Ainsi, quand bien même son fils aurait quitté son domicile en mai 2014, la recourante doit se voir reprocher de ne pas avoir signalé immédiatement qu'il ne vivait plus avec elle et de ne pas avoir réagi aux différents avis de situation qui, chaque année, continuaient à retenir la présence de son fils dans son logement.

Au vu de ces éléments, la décision de restitution est fondée et le recours sera rejeté.

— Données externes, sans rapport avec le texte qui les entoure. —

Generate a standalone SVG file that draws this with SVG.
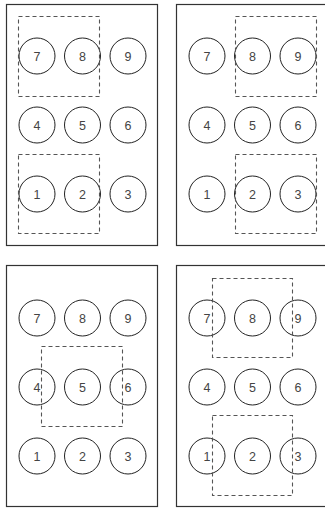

4) Malgré l'issue du litige, aucun émolument ne sera perçu (art. 87 al. 1 LPA). Aucune indemnité ne sera allouée (art. 87 al. 2 LPA).

 

* * * * *

PAR CES MOTIFS
LA CHAMBRE ADMINISTRATIVE

à la forme :

déclare recevable le recours interjeté le 23 mai 2020 par Madame A______ contre la décision de l'office cantonal du logement et de la planification foncière du 24 avril 2020 ;

au fond :

le rejette ;

dit qu'il n'est pas perçu d'émolument ni alloué d'indemnité de procédure ;

dit que conformément aux art. 82 ss de la loi fédérale sur le Tribunal fédéral du 17 juin 2005 (LTF - RS 173.110), le présent arrêt peut être porté dans les trente jours qui suivent sa notification par-devant le Tribunal fédéral, par la voie du recours en matière de droit public ; le mémoire de recours doit indiquer les conclusions, motifs et moyens de preuve et porter la signature du recourant ou de son mandataire ; il doit être adressé au Tribunal fédéral, 1000 Lausanne 14, par voie postale ou par voie électronique aux conditions de l'art. 42 LTF. Le présent arrêt et les pièces en possession de la recourante, invoquées comme moyens de preuve, doivent être joints à l'envoi ;

communique le présent arrêt à Madame A______ ainsi qu'à l'office cantonal du logement et de la planification foncière.

Siégeant : M. Mascotto, président, Mme Krauskopf, M. Verniory, juges.

Au nom de la chambre administrative :

le greffier-juriste :

 

 

F. Scheffre

 

 

le président siégeant :

 

 

C. Mascotto

 

Copie conforme de cet arrêt a été communiquée aux parties.